** WRITTEN TASK **
Take the material below and extract the lines from the one with "Give me the" through the one with "from matplotlib.lines import Line2D", word for word, without pictures.

## Begin INPUT

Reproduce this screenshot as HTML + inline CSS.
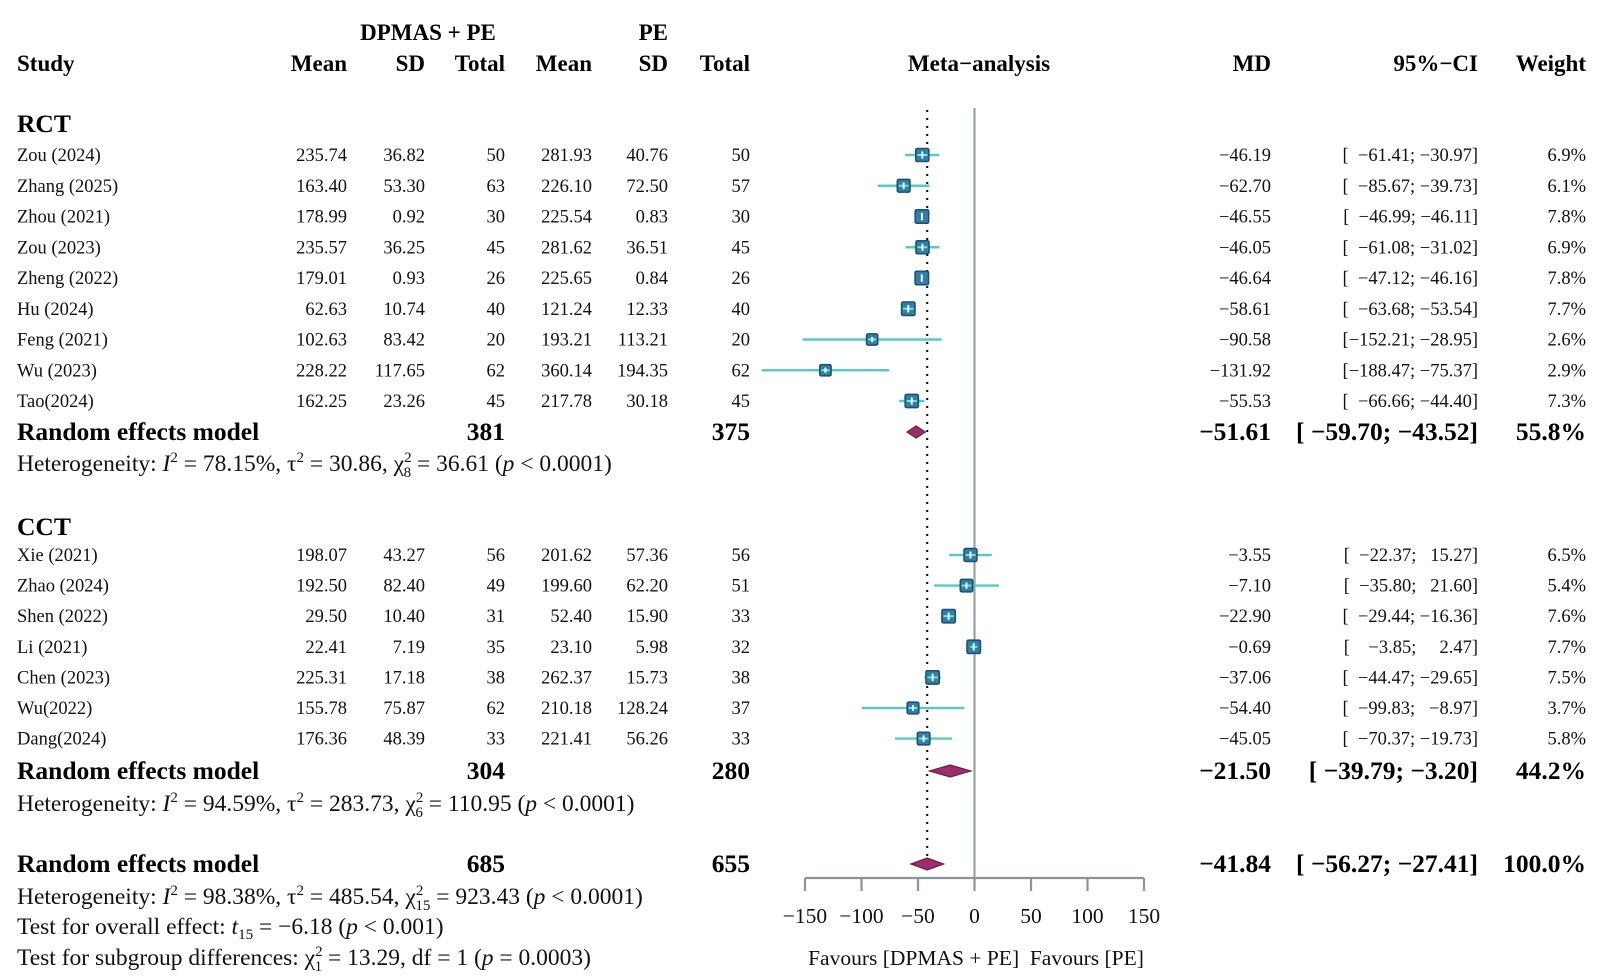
<!DOCTYPE html>
<html><head><meta charset="utf-8"><style>
body{margin:0;background:#fff;}
svg{display:block;font-family:"Liberation Serif",serif;}
.t{font-size:18.5px;fill:#111;}
.b{font-size:25.5px;font-weight:bold;fill:#000;}
.h{font-size:23px;font-weight:bold;fill:#000;}
.r{font-size:23.5px;fill:#111;}
.f{font-size:21.5px;fill:#111;}
</style></head><body>
<svg id="plot" width="1599" height="978" viewBox="0 0 1599 978">
<g id="hdr">
<text class="h" x="428" y="40" text-anchor="middle">DPMAS + PE</text>
<text class="h" x="668" y="40" text-anchor="end">PE</text>
<text class="h" x="17" y="71">Study</text>
<text class="h" x="347" y="71" text-anchor="end">Mean</text>
<text class="h" x="425" y="71" text-anchor="end">SD</text>
<text class="h" x="505" y="71" text-anchor="end">Total</text>
<text class="h" x="592" y="71" text-anchor="end">Mean</text>
<text class="h" x="668" y="71" text-anchor="end">SD</text>
<text class="h" x="750" y="71" text-anchor="end">Total</text>
<text class="h" x="979" y="71" text-anchor="middle">Meta−analysis</text>
<text class="h" x="1271" y="71" text-anchor="end">MD</text>
<text class="h" x="1478" y="71" text-anchor="end">95%−CI</text>
<text class="h" x="1586" y="71" text-anchor="end">Weight</text>
<text class="b" x="17" y="132">RCT</text>
<text class="b" x="17" y="535">CCT</text>
</g>
<g id="rows"></g>
<g id="axis"></g>
<g id="marks"></g>
<g id="foot">
<text class="r" x="17" y="471">Heterogeneity: <tspan font-style="italic">I</tspan><tspan dy="-9" font-size="15">2</tspan><tspan dy="9"> = 78.15%, τ</tspan><tspan dy="-9" font-size="15">2</tspan><tspan dy="9"> = 30.86, χ</tspan><tspan dy="-9" font-size="15">2</tspan><tspan dx="-8" dy="15" font-size="15">8</tspan><tspan dy="-6"> = 36.61 (</tspan><tspan font-style="italic">p</tspan> &lt; 0.0001)</text>
<text class="r" x="17" y="811">Heterogeneity: <tspan font-style="italic">I</tspan><tspan dy="-9" font-size="15">2</tspan><tspan dy="9"> = 94.59%, τ</tspan><tspan dy="-9" font-size="15">2</tspan><tspan dy="9"> = 283.73, χ</tspan><tspan dy="-9" font-size="15">2</tspan><tspan dx="-8" dy="15" font-size="15">6</tspan><tspan dy="-6"> = 110.95 (</tspan><tspan font-style="italic">p</tspan> &lt; 0.0001)</text>
<text class="r" x="17" y="904">Heterogeneity: <tspan font-style="italic">I</tspan><tspan dy="-9" font-size="15">2</tspan><tspan dy="9"> = 98.38%, τ</tspan><tspan dy="-9" font-size="15">2</tspan><tspan dy="9"> = 485.54, χ</tspan><tspan dy="-9" font-size="15">2</tspan><tspan dx="-8" dy="15" font-size="15">15</tspan><tspan dy="-6"> = 923.43 (</tspan><tspan font-style="italic">p</tspan> &lt; 0.0001)</text>
<text class="r" x="17" y="934">Test for overall effect: <tspan font-style="italic">t</tspan><tspan dy="5" font-size="15">15</tspan><tspan dy="-5"> = −6.18 (</tspan><tspan font-style="italic">p</tspan> &lt; 0.001)</text>
<text class="r" x="17" y="965">Test for subgroup differences: χ<tspan dy="-9" font-size="15">2</tspan><tspan dx="-8" dy="15" font-size="15">1</tspan><tspan dy="-6"> = 13.29, df = 1 (</tspan><tspan font-style="italic">p</tspan> = 0.0003)</text>
<text class="f" x="976" y="965" text-anchor="middle" xml:space="preserve">Favours [DPMAS + PE]  Favours [PE]</text>
</g>
</svg>
<script>
const studies=["Zou (2024)","Zhang (2025)","Zhou (2021)","Zou (2023)","Zheng (2022)","Hu (2024)","Feng (2021)","Wu (2023)","Tao(2024)","Xie (2021)","Zhao (2024)","Shen (2022)","Li (2021)","Chen (2023)","Wu(2022)","Dang(2024)"];
const group=[0,0,0,0,0,0,0,0,0,1,1,1,1,1,1,1];
const meanE=["235.74","163.40","178.99","235.57","179.01","62.63","102.63","228.22","162.25","198.07","192.50","29.50","22.41","225.31","155.78","176.36"];
const sdE=["36.82","53.30","0.92","36.25","0.93","10.74","83.42","117.65","23.26","43.27","82.40","10.40","7.19","17.18","75.87","48.39"];
const nE=[50,63,30,45,26,40,20,62,45,56,49,31,35,38,62,33];
const meanC=["281.93","226.10","225.54","281.62","225.65","121.24","193.21","360.14","217.78","201.62","199.60","52.40","23.10","262.37","210.18","221.41"];
const sdC=["40.76","72.50","0.83","36.51","0.84","12.33","113.21","194.35","30.18","57.36","62.20","15.90","5.98","15.73","128.24","56.26"];
const nC=[50,57,30,45,26,40,20,62,45,56,51,33,32,38,37,33];
const md=[-46.19,-62.70,-46.55,-46.05,-46.64,-58.61,-90.58,-131.92,-55.53,-3.55,-7.10,-22.90,-0.69,-37.06,-54.40,-45.05];
const lo=[-61.41,-85.67,-46.99,-61.08,-47.12,-63.68,-152.21,-188.47,-66.66,-22.37,-35.80,-29.44,-3.85,-44.47,-99.83,-70.37];
const hi=[-30.97,-39.73,-46.11,-31.02,-46.16,-53.54,-28.95,-75.37,-44.40,15.27,21.60,-16.36,2.47,-29.65,-8.97,-19.73];
const weight=[6.9,6.1,7.8,6.9,7.8,7.7,2.6,2.9,7.3,6.5,5.4,7.6,7.7,7.5,3.7,5.8];
const sumLabel=["RCT","CCT","Overall"];
const sumMd=[-51.61,-21.50,-41.84];
const sumLo=[-59.70,-39.79,-56.27];
const sumHi=[-43.52,-3.20,-27.41];
const sumW=["55.8%","44.2%","100.0%"];
const sumNE=[381,304,685];
const sumNC=[375,280,655];
const ticks=[-150,-100,-50,0,50,100,150];

const NS="http://www.w3.org/2000/svg";
const X0=974.5, PX=1.13;
const xs=v=>X0+v*PX;
const rowY=i=>group[i]===0?155+i*30.75:555+(i-9)*30.6;
const sumY=[432,771,864];
function mk(tag,attrs,parent,txt){const e=document.createElementNS(NS,tag);for(const k in attrs)e.setAttribute(k,attrs[k]);if(txt!==undefined)e.textContent=txt;parent.appendChild(e);return e;}
const fmt=v=>(v<0?"−":"")+Math.abs(v).toFixed(2);
function ci(a,b){let s1=fmt(a),s2=fmt(b);s1=s1.padStart(7,"\u2007");s2=s2.padStart(6,"\u2007");return "["+s1+"; "+s2+"]";}
function ciB(a,b){let s1=fmt(a),s2=fmt(b);return "[ "+s1+"; "+(s2.length<6?" ":"")+s2+"]";}
const rows=document.getElementById('rows');
studies.forEach((s,i)=>{
  const y=rowY(i)+6;
  const g=mk('g',{},rows);
  
  
  mk('text',{class:'t',x:17,y:y},g,s);
  const cols=[[347,meanE[i]],[425,sdE[i]],[505,nE[i]],[592,meanC[i]],[668,sdC[i]],[750,nC[i]],[1271,fmt(md[i])],[1478,ci(lo[i],hi[i])],[1586,weight[i].toFixed(1)+"%"]];
  cols.forEach(c=>mk('text',{class:'t',x:c[0],y:y,'text-anchor':'end','xml:space':'preserve'},g,String(c[1])));
});
sumLabel.forEach((l,k)=>{
  const y=sumY[k]+8;
  const g=mk('g',{},rows);
  
  
  mk('text',{class:'b',x:17,y:y},g,"Random effects model");
  mk('text',{class:'b',x:505,y:y,'text-anchor':'end'},g,String(sumNE[k]));
  mk('text',{class:'b',x:750,y:y,'text-anchor':'end'},g,String(sumNC[k]));
  mk('text',{class:'b',x:1271,y:y,'text-anchor':'end'},g,fmt(sumMd[k]));
  mk('text',{class:'b',x:1478,y:y,'text-anchor':'end','xml:space':'preserve'},g,ciB(sumLo[k],sumHi[k]));
  mk('text',{class:'b',x:1586,y:y,'text-anchor':'end'},g,sumW[k]);
});
const ax=document.getElementById('axis');
const AY=878;
mk('line',{x1:xs(0),x2:xs(0),y1:108,y2:AY,stroke:'#9aa3a3','stroke-width':2.2},ax);
mk('line',{x1:xs(sumMd[2]),x2:xs(sumMd[2]),y1:110,y2:AY-20,stroke:'#000','stroke-width':2,'stroke-dasharray':'2,6'},ax);
mk('line',{x1:xs(ticks[0]),x2:xs(ticks[ticks.length-1]),y1:AY,y2:AY,stroke:'#8a9696','stroke-width':2.2},ax);
ticks.forEach(t=>{
  const tk=mk('line',{x1:xs(t),x2:xs(t),y1:AY,y2:AY+13,stroke:'#8a9696','stroke-width':2.2},ax);
  
  
  const lb=mk('text',{class:'f',x:xs(t),y:AY+45,'text-anchor':'middle',fill:'#333'},ax,(t<0?"−":"")+Math.abs(t));
  
  
});
const mg=document.getElementById('marks');
studies.forEach((s,i)=>{
  const y=rowY(i);
  const ln=mk('line',{x1:xs(lo[i]),x2:xs(hi[i]),y1:y,y2:y,stroke:'#5cc8c4','stroke-width':2.4},mg);
  
  
  const sz=10+weight[i]*0.45;
  const r=mk('rect',{x:xs(md[i])-sz/2,y:y-sz/2,width:sz,height:sz,fill:'#2f7fa6',stroke:'#1d4f6e','stroke-width':1.5,rx:1.5},mg);
  
  
  const w=Math.min(xs(hi[i])-xs(lo[i]),sz-3)/2;
  mk('line',{x1:xs(md[i])-w,x2:xs(md[i])+w,y1:y,y2:y,stroke:'#7fe0da','stroke-width':2},mg);
  mk('line',{x1:xs(md[i]),x2:xs(md[i]),y1:y-sz/2+3,y2:y+sz/2-3,stroke:'#e8f8f8','stroke-width':2},mg);
});
sumMd.forEach((m,k)=>{
  const y=sumY[k];
  const d=mk('polygon',{points:[xs(sumLo[k])+','+y,xs(m)+','+(y-6),xs(sumHi[k])+','+y,xs(m)+','+(y+6)].join(' '),fill:'#9b2f6b',stroke:'#6e1e4c','stroke-width':1.2},mg);
  
  
});
</script>
</body></html>
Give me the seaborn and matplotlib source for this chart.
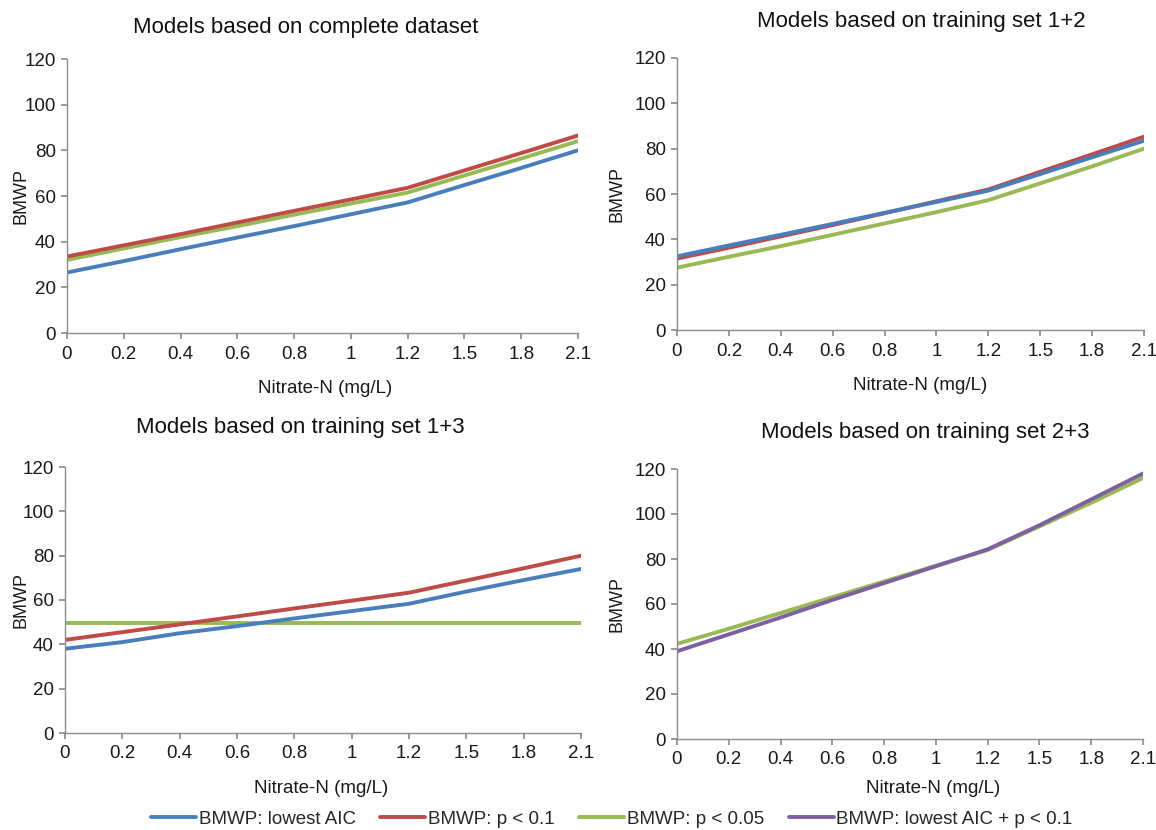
import matplotlib
matplotlib.use("Agg")
import matplotlib.pyplot as plt
import seaborn as sns
import pandas as pd
from matplotlib.lines import Line2D

# ---------------- data ----------------
nitrate = ["0", "0.2", "0.4", "0.6", "0.8", "1", "1.2", "1.5", "1.8", "2.1"]

titles = ["Models based on complete dataset",
          "Models based on training set 1+2",
          "Models based on training set 1+3",
          "Models based on training set 2+3"]

series_names = ["BMWP: lowest AIC", "BMWP: p < 0.1", "BMWP: p < 0.05",
                "BMWP: lowest AIC + p < 0.1"]

# panel 1: complete dataset
p1_lowest_aic = [26.5, 31.5, 36.7, 41.8, 46.8, 52.0, 57.2, 64.8, 72.3, 80.0]
p1_p01 = [33.5, 38.4, 43.3, 48.4, 53.5, 58.5, 63.6, 71.2, 78.8, 86.5]
p1_p005 = [32.0, 37.0, 42.0, 46.8, 51.8, 56.7, 61.5, 69.0, 76.4, 84.0]

# panel 2: training set 1+2
p2_lowest_aic = [32.5, 37.3, 42.0, 46.8, 51.7, 56.5, 61.5, 68.8, 76.2, 83.5]
p2_p01 = [31.5, 36.3, 41.3, 46.3, 51.5, 56.8, 62.0, 69.8, 77.5, 85.3]
p2_p005 = [27.5, 32.3, 37.0, 42.0, 47.0, 52.0, 57.3, 64.7, 72.2, 80.0]

# panel 3: training set 1+3
p3_lowest_aic = [38.0, 41.0, 45.0, 48.2, 51.7, 55.0, 58.3, 63.8, 69.0, 74.0]
p3_p01 = [42.0, 45.5, 49.0, 52.6, 56.2, 59.7, 63.3, 68.8, 74.3, 80.0]
p3_p005 = [49.5, 49.5, 49.5, 49.5, 49.5, 49.5, 49.5, 49.5, 49.5, 49.5]

# panel 4: training set 2+3
p4_p005 = [42.3, 49.0, 56.0, 63.0, 70.0, 77.0, 84.0, 94.5, 105.0, 116.0]
p4_lowest_aic_p01 = [39.0, 46.5, 54.0, 61.8, 69.3, 76.8, 84.3, 95.0, 106.5, 118.0]

y_ticks = [0, 20, 40, 60, 80, 100, 120]

# ---------------- style ----------------
sns.set_theme(style="white")
plt.rcParams['font.family'] = ['Liberation Sans', 'DejaVu Sans']

colors = {series_names[0]: "#4A7EBB",
          series_names[1]: "#BE4B48",
          series_names[2]: "#98B954",
          series_names[3]: "#7D60A0"}
spine_col = "#8C8C8C"
text_col = "#1A1A1A"

panels = [
    {series_names[0]: p1_lowest_aic, series_names[1]: p1_p01, series_names[2]: p1_p005},
    {series_names[0]: p2_lowest_aic, series_names[1]: p2_p01, series_names[2]: p2_p005},
    {series_names[0]: p3_lowest_aic, series_names[1]: p3_p01, series_names[2]: p3_p005},
    {series_names[2]: p4_p005, series_names[3]: p4_lowest_aic_p01},
]
# draw order inside each panel (last drawn on top)
draw_order = [
    [series_names[0], series_names[2], series_names[1]],
    [series_names[2], series_names[1], series_names[0]],
    [series_names[2], series_names[0], series_names[1]],
    [series_names[2], series_names[3]],
]

W, H = 1156, 830
fig = plt.figure(figsize=(W / 100, H / 100), dpi=100)

# axes boxes in pixels: left, top, right, bottom
boxes = [(67, 59, 578, 333), (677, 58, 1144, 330),
         (65, 467, 581, 733), (677, 469, 1143, 739)]
title_pos = [(306, 27), (921, 22), (300, 427), (925, 432)]
xlabel_pos = [(325, 388), (920, 385), (321, 788), (933, 788)]
ylabel_x = [21, 617, 21, 617]

for i, (l, t, r, b) in enumerate(boxes):
    ax = fig.add_axes([l / W, 1 - b / H, (r - l) / W, (b - t) / H])
    rows = []
    for name in draw_order[i]:
        for xv, yv in zip(nitrate, panels[i][name]):
            rows.append({"Nitrate": xv, "BMWP": yv, "series": name})
    df = pd.DataFrame(rows)
    sns.lineplot(data=df, x="Nitrate", y="BMWP", hue="series",
                 hue_order=draw_order[i], palette=colors, linewidth=2.8,
                 sort=False, legend=False, ax=ax)
    ax.set_xlim(0, len(nitrate) - 1)
    ax.set_ylim(0, 120)
    ax.set_yticks(y_ticks)
    ax.set_yticklabels([str(v) for v in y_ticks], fontsize=13.5, color=text_col)
    ax.set_xticks(range(len(nitrate)))
    ax.set_xticklabels(nitrate, fontsize=13.5, color=text_col)
    for s in ["top", "right"]:
        ax.spines[s].set_visible(False)
    for s in ["left", "bottom"]:
        ax.spines[s].set_color(spine_col)
        ax.spines[s].set_linewidth(1.0)
    ax.tick_params(axis="x", direction="out", length=4, color=spine_col,
                   bottom=True, pad=5)
    ax.tick_params(axis="y", direction="out", length=4, color=spine_col,
                   left=True, pad=4)
    ax.set_xlabel("")
    ax.set_ylabel("")
    tx, ty = title_pos[i]
    fig.text(tx / W, 1 - ty / H, titles[i], ha="center", va="center",
             fontsize=16, color="#111111")
    xx, xy = xlabel_pos[i]
    fig.text(xx / W, 1 - xy / H, "Nitrate-N (mg/L)",
             ha="center", va="center", fontsize=13.5, color=text_col)
    fig.text(ylabel_x[i] / W, 1 - ((t + b) / 2) / H, "BMWP", rotation=90,
             ha="center", va="center", fontsize=13, color=text_col)

handles = [Line2D([0], [0], color=colors[n], lw=2.8) for n in series_names]
fig.legend(handles, series_names, loc="center", ncol=4, frameon=False,
           bbox_to_anchor=(612 / W, 1 - 819 / H), fontsize=13.5,
           handlelength=2.4, handletextpad=0.15, columnspacing=1.3)

fig.savefig("out.png", dpi=100)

## End INPUT

** REPLY TO THE EXERCISE **
Give me the seaborn and matplotlib source for this chart.
import matplotlib
matplotlib.use("Agg")
import matplotlib.pyplot as plt
import seaborn as sns
import pandas as pd
from matplotlib.lines import Line2D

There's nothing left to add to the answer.